» Aim
Drop every picture. Then return, exactly, the lines from the beginning of the listing below through the one containing "from matplotlib.ticker import".

» Dataset extract

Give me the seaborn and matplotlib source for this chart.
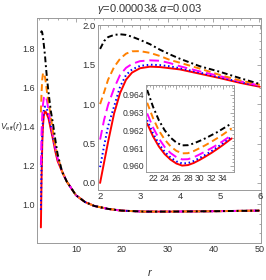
import numpy as np
import pandas as pd
import seaborn as sns
import matplotlib.pyplot as plt
from matplotlib.ticker import MultipleLocator, FixedLocator, FormatStrFormatter

# curves: red (solid), blue (dotted), magenta (long dash), orange (dash), black (dash-dot)
NAMES = ["red", "blue", "magenta", "orange", "black"]
COLORS = {"red": "#ff0000", "blue": "#0000ff", "magenta": "#ff00ff",
          "orange": "#ff8000", "black": "#000000"}
STYLES = {"red": "-", "blue": (0, (0.8, 1.4)), "magenta": (0, (5, 2.5)),
          "orange": (0, (3.5, 2)), "black": (0, (3, 1.5, 1, 1.5))}

# near region (inset 1), r from 2 to 6
r_near = [2.0, 2.1, 2.2, 2.35, 2.5, 2.65, 2.8, 3.0, 3.25, 3.5, 3.75, 4.0, 4.5, 5.0, 5.5, 6.0]
v_near = {
    "black":   [1.70, 1.80, 1.85, 1.878, 1.886, 1.878, 1.855, 1.815, 1.76, 1.69, 1.63, 1.575, 1.48, 1.41, 1.33, 1.255],
    "orange":  [1.00, 1.15, 1.31, 1.47, 1.575, 1.64, 1.67, 1.672, 1.65, 1.61, 1.56, 1.525, 1.45, 1.37, 1.30, 1.245],
    "magenta": [0.55, 0.80, 0.99, 1.20, 1.37, 1.46, 1.51, 1.545, 1.555, 1.55, 1.52, 1.48, 1.415, 1.355, 1.29, 1.235],
    "blue":    [0.20, 0.47, 0.72, 0.97, 1.22, 1.37, 1.44, 1.485, 1.50, 1.495, 1.48, 1.455, 1.40, 1.34, 1.28, 1.23],
    "red":     [0.00, 0.26, 0.52, 0.88, 1.14, 1.31, 1.40, 1.455, 1.475, 1.47, 1.455, 1.44, 1.385, 1.33, 1.27, 1.22],
}

# far region (main plot), all curves overlap here
r_tail = [7, 8, 10, 12, 14, 17, 20, 25, 30, 35, 40, 45, 50]
v_tail = [1.165, 1.115, 1.045, 1.01, 0.99, 0.975, 0.966, 0.961, 0.961, 0.962, 0.963, 0.9645, 0.966]

# minimum region (inset 2)
r_min = [21, 22, 23, 24, 25, 26, 27, 28, 29, 30, 31, 32, 33, 34, 35, 35.5]
v_min = {
    "black":   [0.96428, 0.96334, 0.96258, 0.96201, 0.96160, 0.96132, 0.96116, 0.96117,
                0.96127, 0.96141, 0.96156, 0.96173, 0.96190, 0.96210, 0.96230, 0.96240],
    "orange":  [0.96356, 0.96270, 0.96200, 0.96149, 0.96111, 0.96085, 0.96071, 0.96072,
                0.96084, 0.96100, 0.96117, 0.96136, 0.96156, 0.96177, 0.96200, 0.96212],
    "magenta": [0.96296, 0.96217, 0.96155, 0.96107, 0.96073, 0.96050, 0.96037, 0.96038,
                0.96049, 0.96065, 0.96082, 0.96100, 0.96119, 0.96140, 0.96163, 0.96174],
    "blue":    [0.96258, 0.96184, 0.96125, 0.96080, 0.96048, 0.96026, 0.96014, 0.96016,
                0.96028, 0.96045, 0.96063, 0.96083, 0.96105, 0.96128, 0.96153, 0.96165],
    "red":     [0.96239, 0.96167, 0.96110, 0.96067, 0.96036, 0.96014, 0.96002, 0.96005,
                0.96017, 0.96034, 0.96053, 0.96073, 0.96095, 0.96118, 0.96143, 0.96155],
}

sns.set_style("white")
plt.rcParams['font.family'] = ['Liberation Sans', 'DejaVu Sans']
plt.rcParams['mathtext.fontset'] = 'custom'
plt.rcParams['mathtext.rm'] = 'Liberation Sans'
plt.rcParams['mathtext.it'] = 'Liberation Sans:italic'

FRAME = "#9a9a9a"
TXT = "#333333"
W, H = 266, 280
fig = plt.figure(figsize=(W / 100, H / 100), dpi=100)


def box(l, t, r, b):
    return [l / W, 1 - b / H, (r - l) / W, (b - t) / H]


def style_axes(ax, fs=7.0):
    for s in ax.spines.values():
        s.set_color(FRAME)
        s.set_linewidth(0.7)
    ax.tick_params(which="both", direction="in", top=True, right=True,
                   color=FRAME, width=0.6, labelsize=fs, labelcolor=TXT, pad=1.5)
    ax.tick_params(which="major", length=3)
    ax.tick_params(which="minor", length=1.5)
    ax.set_xlabel("")
    ax.set_ylabel("")


def draw(ax, data):
    for name in NAMES:
        x, y = data[name]
        df = pd.DataFrame({"r": x, "V": y})
        sns.lineplot(data=df, x="r", y="V", ax=ax, color=COLORS[name],
                     linestyle=STYLES[name], linewidth=1.4, sort=False,
                     estimator=None, errorbar=None, legend=False)


# main plot
ax = fig.add_axes(box(37, 18, 261, 243))
main_data = {n: (r_near[3:] + r_tail, v_near[n][3:] + v_tail) for n in NAMES}
draw(ax, main_data)
ax.set_xlim(1.5, 50.4)
ax.set_ylim(0.8, 1.954)
ax.xaxis.set_major_locator(MultipleLocator(10))
ax.xaxis.set_minor_locator(MultipleLocator(2))
ax.yaxis.set_major_locator(FixedLocator([1.0, 1.2, 1.4, 1.6, 1.8]))
ax.yaxis.set_minor_locator(MultipleLocator(0.05))
ax.yaxis.set_major_formatter(FormatStrFormatter("%.1f"))
style_axes(ax, fs=6.5)

# inset 1
ax1 = fig.add_axes(box(97.7, 24.5, 261, 190))
ax1.set_facecolor("white")
draw(ax1, {n: (r_near, v_near[n]) for n in NAMES})
ax1.set_xlim(1.94, 6.03)
ax1.set_ylim(-0.09, 2.01)
ax1.xaxis.set_major_locator(MultipleLocator(1))
ax1.xaxis.set_minor_locator(MultipleLocator(0.2))
ax1.yaxis.set_major_locator(MultipleLocator(0.5))
ax1.yaxis.set_minor_locator(MultipleLocator(0.1))
ax1.yaxis.set_major_formatter(FormatStrFormatter("%.1f"))
style_axes(ax1, fs=6.8)

# inset 2
ax2 = fig.add_axes(box(146, 85, 234, 172))
ax2.set_facecolor("white")
draw(ax2, {n: (r_min, v_min[n]) for n in NAMES})
ax2.set_xlim(20.8, 35.9)
ax2.set_ylim(0.95966, 0.96456)
ax2.xaxis.set_major_locator(MultipleLocator(2))
ax2.xaxis.set_minor_locator(MultipleLocator(0.5))
ax2.yaxis.set_major_locator(MultipleLocator(0.001))
ax2.yaxis.set_minor_locator(MultipleLocator(0.0002))
ax2.yaxis.set_major_formatter(FormatStrFormatter("%.3f"))
style_axes(ax2, fs=6.2)

fig.text(150 / W, 1 - 9 / H, r"$\gamma$=0.00003& $\alpha$=0.003",
         ha="center", va="center", fontsize=8, color=TXT)
fig.text(0.5 / W, 1 - 127 / H, r"$V_{\rm eff}(r)$", ha="left", va="center",
         fontsize=6.2, color=TXT)
fig.text(150 / W, 1 - 272 / H, r"$r$", ha="center", va="center",
         fontsize=8, color=TXT)

fig.savefig("out.png", dpi=100)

» Task result
Give me the seaborn and matplotlib source for this chart.
import numpy as np
import pandas as pd
import seaborn as sns
import matplotlib.pyplot as plt
from matplotlib.ticker import MultipleLocator, FixedLocator, FormatStrFormatter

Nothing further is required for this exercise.